Eintracht Frankfurt wciąż ma nadzieję na to, że uda się pozyskać na stałe Kevina Trappa z Paris Saint-Germain, relacjonuje Sport Bild. Niemiecki bramkarz w poprzednim sezonie grał w szeregach niemieckiej ekipy na zasadzie wypożyczenia.
Mistrz Francji nie zamierza jednak sprzedawać 29-latka, zanim nie znajdzie odpowiedniego następcy. Przypomnijmy, że ze stołecznym klubem pożegnał się już Gigi Buffon.
Eintracht jednak nie myśli tylko o pozyskaniu Trappa. Działacze niemieckiego klubu cały czas zabiegają o pozyskanie dwóch zawodników. Mowa o Sebastianie Rode z Borussii Dortmund i Martinie Hintereggerze z Ausgburga. Warto zaznaczyć, że wymieniona dwójka była ostatnio wypożyczona do teamu z Frankfurtu.
Rode obecnie walczy o powrót do zdrowia po kontuzji kolana, a przedstawiciele Eintrachtu analizują, czy zawodnik będzie mógł wrócić do treningów z pełnym obciążeniem bez żadnych kłopotów, zanim zdecyduje się go pozyskać.
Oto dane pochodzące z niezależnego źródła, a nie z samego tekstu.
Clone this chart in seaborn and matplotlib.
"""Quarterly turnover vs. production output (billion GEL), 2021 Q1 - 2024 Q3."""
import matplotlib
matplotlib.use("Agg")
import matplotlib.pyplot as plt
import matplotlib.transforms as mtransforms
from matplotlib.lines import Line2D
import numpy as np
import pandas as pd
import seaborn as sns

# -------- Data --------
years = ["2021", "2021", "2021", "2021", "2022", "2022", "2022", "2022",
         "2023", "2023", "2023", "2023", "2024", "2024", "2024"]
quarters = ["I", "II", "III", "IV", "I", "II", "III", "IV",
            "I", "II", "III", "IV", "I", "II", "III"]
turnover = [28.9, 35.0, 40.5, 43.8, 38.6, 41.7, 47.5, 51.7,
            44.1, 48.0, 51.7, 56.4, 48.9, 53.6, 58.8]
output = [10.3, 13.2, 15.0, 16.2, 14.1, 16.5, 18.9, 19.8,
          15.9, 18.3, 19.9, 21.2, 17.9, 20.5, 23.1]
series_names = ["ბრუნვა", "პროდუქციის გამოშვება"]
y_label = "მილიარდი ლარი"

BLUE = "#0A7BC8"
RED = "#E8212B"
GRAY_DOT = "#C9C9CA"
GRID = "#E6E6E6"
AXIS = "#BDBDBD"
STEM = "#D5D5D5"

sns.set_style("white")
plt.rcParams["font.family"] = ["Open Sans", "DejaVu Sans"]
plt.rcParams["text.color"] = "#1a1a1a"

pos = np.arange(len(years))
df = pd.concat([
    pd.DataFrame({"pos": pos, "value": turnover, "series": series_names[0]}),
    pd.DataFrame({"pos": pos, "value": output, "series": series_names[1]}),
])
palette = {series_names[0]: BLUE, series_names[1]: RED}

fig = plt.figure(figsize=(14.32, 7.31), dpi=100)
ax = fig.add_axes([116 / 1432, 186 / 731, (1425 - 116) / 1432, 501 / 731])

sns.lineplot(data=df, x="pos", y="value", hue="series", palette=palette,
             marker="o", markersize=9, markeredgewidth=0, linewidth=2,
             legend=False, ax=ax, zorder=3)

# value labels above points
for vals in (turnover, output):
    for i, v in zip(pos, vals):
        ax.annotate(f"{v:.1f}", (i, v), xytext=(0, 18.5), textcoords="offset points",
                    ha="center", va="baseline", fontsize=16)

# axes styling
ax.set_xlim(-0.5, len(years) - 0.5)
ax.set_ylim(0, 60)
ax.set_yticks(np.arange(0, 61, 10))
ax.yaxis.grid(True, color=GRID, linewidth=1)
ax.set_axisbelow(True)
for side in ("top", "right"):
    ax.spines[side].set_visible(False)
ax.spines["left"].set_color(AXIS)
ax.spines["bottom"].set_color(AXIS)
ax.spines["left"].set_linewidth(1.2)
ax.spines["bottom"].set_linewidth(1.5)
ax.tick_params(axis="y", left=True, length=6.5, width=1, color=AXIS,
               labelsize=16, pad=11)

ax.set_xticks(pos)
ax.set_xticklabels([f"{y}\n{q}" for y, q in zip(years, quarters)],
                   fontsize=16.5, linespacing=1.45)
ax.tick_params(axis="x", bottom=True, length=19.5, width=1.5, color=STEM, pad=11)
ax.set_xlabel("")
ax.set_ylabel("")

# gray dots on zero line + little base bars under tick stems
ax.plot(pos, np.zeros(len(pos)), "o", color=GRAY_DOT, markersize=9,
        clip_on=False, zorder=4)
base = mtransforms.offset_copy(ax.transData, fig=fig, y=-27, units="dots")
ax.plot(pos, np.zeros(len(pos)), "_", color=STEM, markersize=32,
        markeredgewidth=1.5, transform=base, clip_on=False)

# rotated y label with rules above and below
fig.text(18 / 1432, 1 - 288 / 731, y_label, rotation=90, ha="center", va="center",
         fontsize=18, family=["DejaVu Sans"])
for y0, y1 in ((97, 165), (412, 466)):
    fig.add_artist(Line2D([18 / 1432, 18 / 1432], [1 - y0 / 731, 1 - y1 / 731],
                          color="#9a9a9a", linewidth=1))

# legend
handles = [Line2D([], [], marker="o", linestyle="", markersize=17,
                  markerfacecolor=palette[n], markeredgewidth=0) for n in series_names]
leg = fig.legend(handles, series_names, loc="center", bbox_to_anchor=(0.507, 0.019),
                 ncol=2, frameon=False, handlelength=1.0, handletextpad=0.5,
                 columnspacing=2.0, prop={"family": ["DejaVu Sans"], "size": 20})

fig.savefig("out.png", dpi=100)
Jeśli chodzi o Hintereggera, negocjacje z Augsburgiem cały czas trwają. Według Sport Bildu, Frankfurt byłby skłonny zapłacić 12 milionów euro za pomocnika. Klub zawodnika oczekuje jednak sumy o trzy miliony euro większej. Gdyby ostatecznie Eintrachtowi nie udało się pozyskać Hintereggera, to alternatywą miałby być Waldemar Anton z Hannoveru 96.
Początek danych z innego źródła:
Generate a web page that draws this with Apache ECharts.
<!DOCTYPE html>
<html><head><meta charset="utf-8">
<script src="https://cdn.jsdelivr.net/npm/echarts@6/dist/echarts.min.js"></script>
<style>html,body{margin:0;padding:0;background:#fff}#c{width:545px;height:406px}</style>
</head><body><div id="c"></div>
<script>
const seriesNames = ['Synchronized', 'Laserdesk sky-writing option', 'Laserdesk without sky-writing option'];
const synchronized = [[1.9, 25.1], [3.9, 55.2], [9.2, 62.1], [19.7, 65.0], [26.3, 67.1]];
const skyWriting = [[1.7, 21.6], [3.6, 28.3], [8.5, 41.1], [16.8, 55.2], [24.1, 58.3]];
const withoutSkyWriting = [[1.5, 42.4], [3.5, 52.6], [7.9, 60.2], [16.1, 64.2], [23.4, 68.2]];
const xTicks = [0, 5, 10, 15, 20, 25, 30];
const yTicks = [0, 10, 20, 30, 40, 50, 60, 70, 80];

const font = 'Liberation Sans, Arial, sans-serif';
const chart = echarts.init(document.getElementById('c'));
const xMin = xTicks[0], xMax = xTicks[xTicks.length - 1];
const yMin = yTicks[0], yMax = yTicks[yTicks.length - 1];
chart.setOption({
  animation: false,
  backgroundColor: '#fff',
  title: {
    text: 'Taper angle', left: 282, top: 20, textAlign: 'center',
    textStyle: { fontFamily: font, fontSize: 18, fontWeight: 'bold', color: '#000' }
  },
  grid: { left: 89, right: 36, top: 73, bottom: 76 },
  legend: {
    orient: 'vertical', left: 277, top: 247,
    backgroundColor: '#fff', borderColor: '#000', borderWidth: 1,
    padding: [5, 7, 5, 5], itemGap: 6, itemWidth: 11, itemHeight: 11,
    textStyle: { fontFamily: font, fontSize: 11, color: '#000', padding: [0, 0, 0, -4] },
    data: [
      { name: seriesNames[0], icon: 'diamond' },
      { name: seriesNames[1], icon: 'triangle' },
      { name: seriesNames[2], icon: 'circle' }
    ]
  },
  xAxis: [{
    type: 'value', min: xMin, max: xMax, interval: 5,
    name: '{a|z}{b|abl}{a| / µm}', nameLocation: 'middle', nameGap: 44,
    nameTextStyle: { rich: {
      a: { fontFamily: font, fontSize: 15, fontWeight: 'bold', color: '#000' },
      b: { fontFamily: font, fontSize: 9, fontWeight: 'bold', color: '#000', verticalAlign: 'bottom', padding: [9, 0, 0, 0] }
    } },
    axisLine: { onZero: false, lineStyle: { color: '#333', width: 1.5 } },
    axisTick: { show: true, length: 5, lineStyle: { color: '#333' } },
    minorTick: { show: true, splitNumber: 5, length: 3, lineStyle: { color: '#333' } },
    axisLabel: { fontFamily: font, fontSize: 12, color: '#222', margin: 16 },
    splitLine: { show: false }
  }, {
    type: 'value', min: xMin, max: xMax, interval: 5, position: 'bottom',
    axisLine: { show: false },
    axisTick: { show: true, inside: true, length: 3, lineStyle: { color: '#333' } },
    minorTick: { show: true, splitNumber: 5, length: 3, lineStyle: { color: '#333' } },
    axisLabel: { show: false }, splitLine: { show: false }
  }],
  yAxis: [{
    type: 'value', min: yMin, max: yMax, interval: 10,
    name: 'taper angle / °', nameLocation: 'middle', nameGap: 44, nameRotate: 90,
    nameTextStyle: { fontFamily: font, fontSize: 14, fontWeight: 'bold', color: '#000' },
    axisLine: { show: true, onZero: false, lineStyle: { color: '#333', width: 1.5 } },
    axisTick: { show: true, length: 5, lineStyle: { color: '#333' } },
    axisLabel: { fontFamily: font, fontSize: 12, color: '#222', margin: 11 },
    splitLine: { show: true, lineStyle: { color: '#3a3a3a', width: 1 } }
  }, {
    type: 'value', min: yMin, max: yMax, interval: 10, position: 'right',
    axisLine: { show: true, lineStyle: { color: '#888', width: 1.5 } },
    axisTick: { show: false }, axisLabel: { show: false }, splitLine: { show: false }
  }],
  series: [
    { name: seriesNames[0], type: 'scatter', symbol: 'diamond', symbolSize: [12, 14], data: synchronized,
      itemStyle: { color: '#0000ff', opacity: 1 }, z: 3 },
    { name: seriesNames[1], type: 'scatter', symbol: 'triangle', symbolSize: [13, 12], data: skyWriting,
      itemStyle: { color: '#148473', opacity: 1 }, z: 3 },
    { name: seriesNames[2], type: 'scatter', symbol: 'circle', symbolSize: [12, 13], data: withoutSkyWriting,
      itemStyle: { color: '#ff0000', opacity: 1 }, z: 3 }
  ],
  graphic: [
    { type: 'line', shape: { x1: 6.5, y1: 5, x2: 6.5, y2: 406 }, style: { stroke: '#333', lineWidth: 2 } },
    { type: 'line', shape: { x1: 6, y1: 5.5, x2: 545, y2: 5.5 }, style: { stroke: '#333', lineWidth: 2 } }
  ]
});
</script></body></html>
Z zawodników, którzy mogą odejść z frankfurckiej ekipy, mowa przede wszystkim o Sebastianie Hallerze, który ma podpisać pięcioletnią umowę z West Hamem United. Chętny na zmianę klubu jest też Ante Rebic, ale jak na razie żadna oficjalna oferta nie wpłynęła do siedziby Eintrachtu.